Former Nissan Executive’s Home Raided While Interpol Issues Arrest Warrant

Japanese prosecutors raided the Tokyo home of former Nissan Chairman Carlos Ghosn Thursday while the international police organization Interpol submitted a warrant for his arrest to Lebanese authorities.

Ghosn skipped bail in Japan and fled to Lebanon before his trial on financial misconduct charges got underway.

Japanese authorities said they were unsure how the auto executive avoided close surveillance and entered Lebanon, but Lebanese authorities said he entered the country legally with a French passport and that there was no reason to take action against Ghosn.

Japanese media showed investigators entering Ghosn’s home, his third home in Tokyo since he was first arrested a year ago.

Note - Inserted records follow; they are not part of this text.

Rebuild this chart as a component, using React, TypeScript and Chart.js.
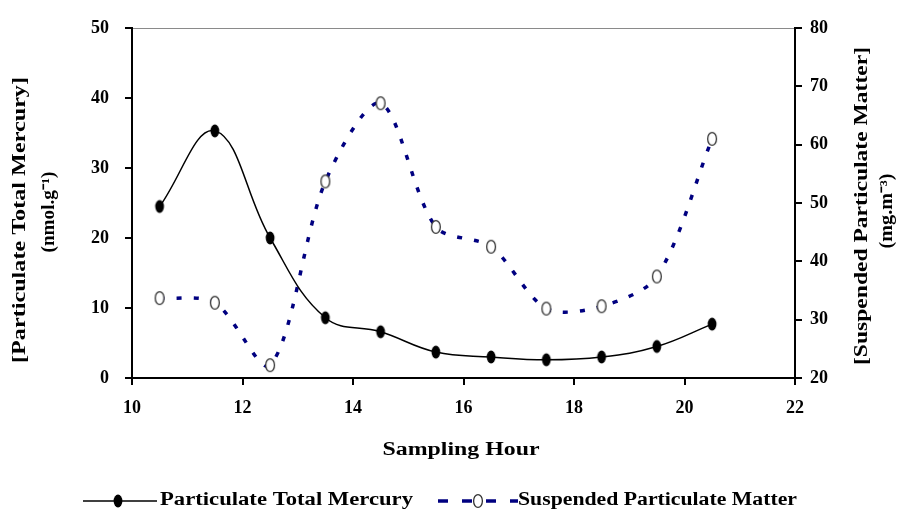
import React, { useEffect, useRef } from "react";
import { Chart, registerables } from "chart.js";

Chart.register(...registerables);

const hours = [10.5, 11.5, 12.5, 13.5, 14.5, 15.5, 16.5, 17.5, 18.5, 19.5, 20.5];
const mercury = [24.5, 35.3, 20.0, 8.6, 6.6, 3.7, 3.0, 2.6, 3.0, 4.5, 7.7];
const spm = [33.7, 32.9, 22.2, 53.7, 67.1, 45.9, 42.5, 31.9, 32.3, 37.4, 61.0];
const xTicks = [10, 12, 14, 16, 18, 20, 22];
const leftTicks = [0, 10, 20, 30, 40, 50];
const rightTicks = [20, 30, 40, 50, 60, 70, 80];

const seriesNames = ["Particulate Total Mercury", "Suspended Particulate Matter"];
const leftTitle = ["[Particulate Total Mercury]", "(nmol.g\u207B\u00B9)"];
const rightTitle = ["[Suspended Particulate Matter]", "(mg.m\u207B\u00B3)"];
const xTitle = "Sampling Hour";

const FONT = "'Liberation Serif', 'Times New Roman', serif";
const NAVY = "#000080";

function makeMarker(fill: string, stroke: string | null): HTMLCanvasElement {
  const c = document.createElement("canvas");
  c.width = 12;
  c.height = 16;
  const g = c.getContext("2d")!;
  g.beginPath();
  g.ellipse(6, 8, 4.4, 6.4, 0, 0, Math.PI * 2);
  g.fillStyle = fill;
  g.fill();
  if (stroke) {
    g.lineWidth = 1.3;
    g.strokeStyle = stroke;
    g.stroke();
  }
  return c;
}

function fitText(
  ctx: CanvasRenderingContext2D,
  text: string,
  cx: number,
  cy: number,
  w: number,
  size: number,
  rot: number
) {
  ctx.save();
  ctx.font = `bold ${size}px ${FONT}`;
  const m = ctx.measureText(text).width;
  ctx.translate(cx, cy);
  ctx.rotate(rot);
  ctx.scale(w / m, 1);
  ctx.textAlign = "center";
  ctx.textBaseline = "middle";
  ctx.fillStyle = "#000";
  ctx.fillText(text, 0, 0);
  ctx.restore();
}

export default function App() {
  const ref = useRef<HTMLCanvasElement | null>(null);

  useEffect(() => {
    const canvas = ref.current!;
    const hgMarker = makeMarker("#000", null);
    const spmMarker = makeMarker("#fff", "#333");

    const decor = {
      id: "decor",
      beforeDraw(chart: any) {
        const { ctx, chartArea: a } = chart;
        ctx.save();
        ctx.strokeStyle = "#8a8a8a";
        ctx.lineWidth = 1;
        ctx.strokeRect(a.left + 0.5, a.top + 0.5, a.right - a.left, a.bottom - a.top);
        ctx.restore();
      },
      afterDraw(chart: any) {
        const ctx: CanvasRenderingContext2D = chart.ctx;
        const up = -Math.PI / 2;
        // axis titles
        fitText(ctx, leftTitle[0], 20, 220, 286, 18, up);
        fitText(ctx, leftTitle[1], 49, 212, 81, 18, up);
        fitText(ctx, rightTitle[0], 862, 206, 318, 18, up);
        fitText(ctx, rightTitle[1], 887, 211, 75, 18, up);
        fitText(ctx, xTitle, 461, 450, 157, 18, 0);

        // legend
        const ly = 501;
        ctx.save();
        ctx.strokeStyle = "#000";
        ctx.lineWidth = 1.5;
        ctx.beginPath();
        ctx.moveTo(83, ly);
        ctx.lineTo(157, ly);
        ctx.stroke();
        ctx.drawImage(hgMarker, 118 - 6, ly - 8);
        fitText(ctx, seriesNames[0], 160 + 253 / 2, ly - 1, 253, 18, 0);

        ctx.strokeStyle = NAVY;
        ctx.lineWidth = 3.5;
        ctx.setLineDash([10, 14]);
        ctx.beginPath();
        ctx.moveTo(438, ly);
        ctx.lineTo(518, ly);
        ctx.stroke();
        ctx.setLineDash([]);
        ctx.drawImage(spmMarker, 478 - 6, ly - 8);
        fitText(ctx, seriesNames[1], 518 + 279 / 2, ly - 1, 279, 18, 0);
        ctx.restore();
      },
    };

    const tickFont = { family: FONT, size: 18, weight: "bold" as const };
    const grid = {
      display: true,
      drawOnChartArea: false,
      drawTicks: true,
      tickLength: 7,
      color: "#000",
      lineWidth: 2,
    };

    const chart = new Chart(canvas, {
      type: "line",
      data: {
        datasets: [
          {
            label: seriesNames[0],
            data: hours.map((h, i) => ({ x: h, y: mercury[i] })),
            yAxisID: "y",
            borderColor: "#000",
            borderWidth: 1.5,
            tension: 0.4,
            pointStyle: hgMarker as any,
            pointRadius: 6,
            fill: false,
          },
          {
            label: seriesNames[1],
            data: hours.map((h, i) => ({ x: h, y: spm[i] })),
            yAxisID: "y1",
            borderColor: NAVY,
            borderWidth: 3.5,
            borderDash: [5, 12],
            tension: 0.3,
            pointStyle: spmMarker as any,
            pointRadius: 6,
            fill: false,
          },
        ],
      },
      options: {
        animation: false,
        responsive: false,
        maintainAspectRatio: false,
        layout: { padding: { top: 28, left: 0, right: 0, bottom: 0 } },
        plugins: { legend: { display: false }, tooltip: { enabled: false } },
        scales: {
          x: {
            type: "linear",
            position: "bottom",
            min: 10,
            max: 22,
            afterBuildTicks: (s: any) => {
              s.ticks = xTicks.map((v) => ({ value: v }));
            },
            afterFit: (s: any) => {
              s.height = 135;
            },
            ticks: { font: tickFont, color: "#000", padding: 13, maxRotation: 0 },
            grid,
            border: { color: "#000", width: 2 },
          },
          y: {
            type: "linear",
            position: "left",
            min: 0,
            max: 50,
            afterBuildTicks: (s: any) => {
              s.ticks = leftTicks.map((v) => ({ value: v }));
            },
            afterFit: (s: any) => {
              s.width = 132;
            },
            ticks: { font: tickFont, color: "#000", padding: 16 },
            grid,
            border: { color: "#000", width: 2 },
          },
          y1: {
            type: "linear",
            position: "right",
            min: 20,
            max: 80,
            afterBuildTicks: (s: any) => {
              s.ticks = rightTicks.map((v) => ({ value: v }));
            },
            afterFit: (s: any) => {
              s.width = 108;
            },
            ticks: { font: tickFont, color: "#000", padding: 8 },
            grid,
            border: { color: "#000", width: 2 },
          },
        },
      } as any,
      plugins: [decor],
    });

    return () => chart.destroy();
  }, []);

  return (
    <div style={{ position: "fixed", left: 0, top: 0, width: 903, height: 513, background: "#fff" }}>
      <canvas ref={ref} width={903} height={513} style={{ width: 903, height: 513 }} />
    </div>
  );
}
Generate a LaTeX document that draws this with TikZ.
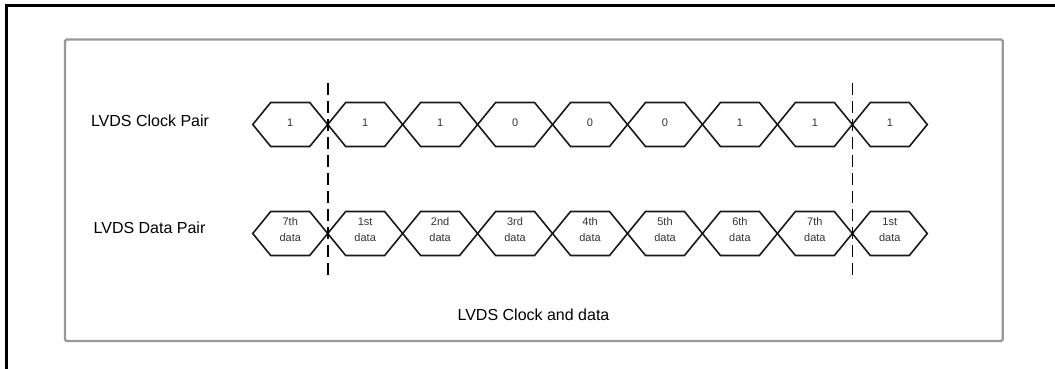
\documentclass[tikz,border=0pt]{standalone}
\usepackage{fontspec}
\setmainfont{Liberation Sans}
\begin{document}
\begin{tikzpicture}[x=1pt,y=-1pt,
  sig/.style={draw=black!90,line width=1.6pt,line join=miter},
  hexlbl/.style={inner sep=0pt,align=center,text=black!80,font=\fontsize{11}{16}\selectfont},
  rowlbl/.style={inner sep=0pt,text=black,font=\fontsize{16}{19}\selectfont},
  dashline/.style={draw=black,line width=1.7pt,dash pattern=on 12pt off 6pt},
  outerframe/.style={draw=black,line width=2.4pt},
  innerframe/.style={draw=black!40,line width=2.2pt,rounded corners=1.5pt}]
\useasboundingbox (0,0) rectangle (1055,368);
% outer frame (only top and left visible)
\draw[outerframe] (1056,5.5) -- (6.5,5.5) -- (6.5,369);
% inner frame
\draw[innerframe] (65,39.5) rectangle (1002.7,341);
% row labels
\node[rowlbl] (clklbl) at (150,121) {LVDS Clock Pair};
\node[rowlbl] (datlbl) at (149.5,228) {LVDS Data Pair};
\node[rowlbl] (title) at (533.5,315) {LVDS Clock and data};
% clock row
\foreach \v [count=\i from 0] in {1,1,1,0,0,0,1,1,1} {
  \pgfmathsetmacro\xl{252.75+74.95*\i}
  \pgfmathsetmacro\xr{\xl+74.95}
  \draw[sig] (\xl,124.5) -- (\xl+18,102.5) -- (\xr-18,102.5) -- (\xr,124.5)
     -- (\xr-18,146.5) -- (\xl+18,146.5) -- cycle;
  \node[hexlbl] (clk\i) at ({\xl+37.475},122.5) {\v};
}
% data row
\foreach \v [count=\i from 0] in {7th,1st,2nd,3rd,4th,5th,6th,7th,1st} {
  \pgfmathsetmacro\xl{252.75+74.95*\i}
  \pgfmathsetmacro\xr{\xl+74.95}
  \draw[sig] (\xl,233.5) -- (\xl+18,211.5) -- (\xr-18,211.5) -- (\xr,233.5)
     -- (\xr-18,255.5) -- (\xl+18,255.5) -- cycle;
  \node[hexlbl] (dat\i) at ({\xl+37.475},230) {\v\\data};
}
% dashed markers
\coordinate (d1t) at (327.7,83);
\coordinate (d1b) at (327.7,276);
\coordinate (d2t) at (852.4,83);
\coordinate (d2b) at (852.4,276);
\draw[dashline] (d1t) -- (d1b);
\draw[dashline] (d2t) -- (d2b);
\end{tikzpicture}
\end{document}
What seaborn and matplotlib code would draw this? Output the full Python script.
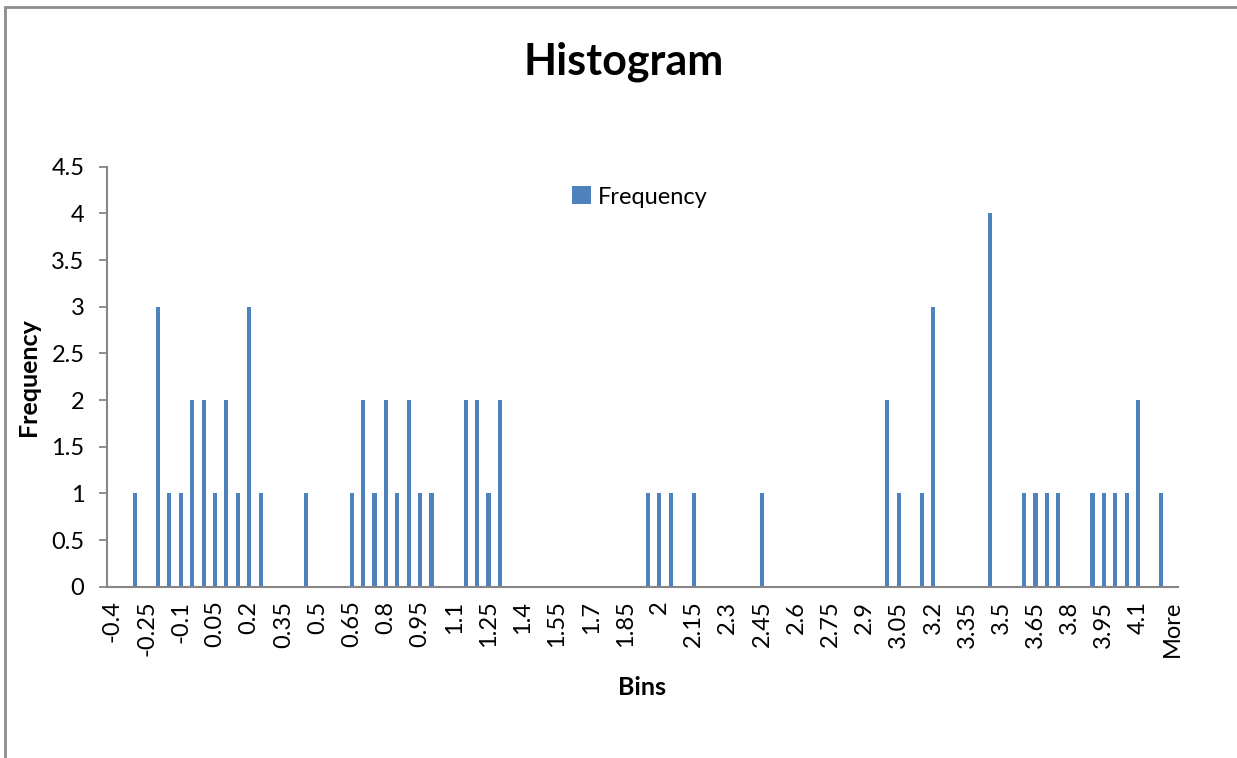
import matplotlib
matplotlib.use("Agg")
import matplotlib.pyplot as plt
import seaborn as sns
import pandas as pd
import numpy as np
from matplotlib.patches import Rectangle

bins = ["-0.4", "-0.35", "-0.3", "-0.25", "-0.2", "-0.15", "-0.1", "-0.05", "0", "0.05",
        "0.1", "0.15", "0.2", "0.25", "0.3", "0.35", "0.4", "0.45", "0.5", "0.55",
        "0.6", "0.65", "0.7", "0.75", "0.8", "0.85", "0.9", "0.95", "1", "1.05",
        "1.1", "1.15", "1.2", "1.25", "1.3", "1.35", "1.4", "1.45", "1.5", "1.55",
        "1.6", "1.65", "1.7", "1.75", "1.8", "1.85", "1.9", "1.95", "2", "2.05",
        "2.1", "2.15", "2.2", "2.25", "2.3", "2.35", "2.4", "2.45", "2.5", "2.55",
        "2.6", "2.65", "2.7", "2.75", "2.8", "2.85", "2.9", "2.95", "3", "3.05",
        "3.1", "3.15", "3.2", "3.25", "3.3", "3.35", "3.4", "3.45", "3.5", "3.55",
        "3.6", "3.65", "3.7", "3.75", "3.8", "3.85", "3.9", "3.95", "4", "4.05",
        "4.1", "4.15", "4.2", "More"]

frequency = [0, 0, 1, 0, 3, 1, 1, 2, 2, 1,
             2, 1, 3, 1, 0, 0, 0, 1, 0, 0,
             0, 1, 2, 1, 2, 1, 2, 1, 1, 0,
             0, 2, 2, 1, 2, 0, 0, 0, 0, 0,
             0, 0, 0, 0, 0, 0, 0, 1, 1, 1,
             0, 1, 0, 0, 0, 0, 0, 1, 0, 0,
             0, 0, 0, 0, 0, 0, 0, 0, 2, 1,
             0, 1, 3, 0, 0, 0, 0, 4, 0, 0,
             1, 1, 1, 1, 0, 0, 1, 1, 1, 1,
             2, 0, 1, 0]

yticks = [0, 0.5, 1, 1.5, 2, 2.5, 3, 3.5, 4, 4.5]
ytick_labels = ["0", "0.5", "1", "1.5", "2", "2.5", "3", "3.5", "4", "4.5"]

sns.set_style("white")
plt.rcParams['font.family'] = ['Lato', 'DejaVu Sans']
plt.rcParams['text.color'] = 'black'
plt.rcParams['xtick.color'] = 'black'
plt.rcParams['ytick.color'] = 'black'
plt.rcParams['axes.labelcolor'] = 'black'

BLUE = "#4F81BD"
GRAY = "#868686"

df = pd.DataFrame({"Bins": bins, "Frequency": frequency})

fig = plt.figure(figsize=(12.37, 7.58), dpi=100)
ax = fig.add_axes([106.7 / 1237, 1 - 586.7 / 758, (1178 - 106.7) / 1237, (586.7 - 166.7) / 758])

sns.barplot(data=df, x="Bins", y="Frequency", order=bins, color=BLUE,
            width=0.36, saturation=1, ax=ax, label="Frequency",
            linewidth=0, edgecolor=BLUE)

ax.set_xlim(-0.5, len(bins) - 0.5)
ax.set_ylim(0, 4.5)

# x ticks: marks between categories, labels every 3rd category
ax.set_xticks(np.arange(0, len(bins), 3))
ax.set_xticklabels([bins[i] for i in range(0, len(bins), 3)], rotation=90, fontsize=17)
ax.set_xticks(np.arange(-0.5, len(bins), 1), minor=True)
ax.tick_params(axis="x", which="major", length=0, pad=10)
ax.tick_params(axis="x", which="minor", length=6, width=1.3, color=GRAY, direction="out")

ax.set_yticks(yticks)
ax.set_yticklabels(ytick_labels, fontsize=17)
ax.tick_params(axis="y", which="major", length=6, width=1.3, color=GRAY, direction="out", pad=10, left=True)

for s in ["top", "right"]:
    ax.spines[s].set_visible(False)
for s in ["left", "bottom"]:
    ax.spines[s].set_color(GRAY)
    ax.spines[s].set_linewidth(1.5)

ax.set_xlabel("Bins", fontsize=18, fontweight="bold", labelpad=14)
ax.set_ylabel("Frequency", fontsize=18, fontweight="bold", labelpad=8)

fig.text(624 / 1237, 1 - 62 / 758, "Histogram", ha="center", va="center",
         fontsize=31, fontweight="bold")

leg = ax.legend(loc="center", bbox_to_anchor=(640 / 1237, 1 - 197 / 758),
                bbox_transform=fig.transFigure, frameon=False, fontsize=17,
                handlelength=0.8, handleheight=0.8, handletextpad=0.3)

# chart border
fig.patches.append(Rectangle((5 / 1237, -0.05), 1.2, 1 - 7 / 758 + 0.05,
                             transform=fig.transFigure, fill=False,
                             edgecolor="#8C8C8C", linewidth=2, zorder=0))

fig.savefig("out.png", dpi=100)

Ghosn’s lawyers in Japan initially said they were unaware of Ghosn’s escape and that they possessed all of his passports. He has citizenship in Lebanon, France and Brazil.

Japanese public broadcaster NHK TV reported Ghosn had two French passports but did not identify the source of the information.

Japanese media reported earlier that there were no official records in Japan of Ghosn’s departure and that a private jet departed from a regional airport to Turkey.

Turkey’s state-run Anadolu News Agency reported Thursday that authorities investigating Ghosn’s travels from Japan to Istanbul had arrested seven people, including four pilots, a cargo company manager and two airport employees.

Turkey’s Hurriyet newspaper reported the plane Ghosn was on landed at Istanbul’s Ataturk Airport on December 29. It also reported that Ghosn was not registered on arrival and secretly boarded another plane that took him to Lebanon.

Lebanon’s justice minister, Albert Serhan, told the Associated Press that the arrest warrant for Ghosn was received earlier Thursday by the prosecution.

Interpol’s arrest warrants, called red notices, are requests to law enforcement agencies worldwide to locate and arrest a fugitive.

Japanese prosecutors have charged Ghosn with under-reporting his future compensation and breach of trust.

Ghosn has maintained his innocence and claimed authorities filed the charges against him to prevent a proposed fuller merger between Nissan Motor Company and carmaker Renault SA.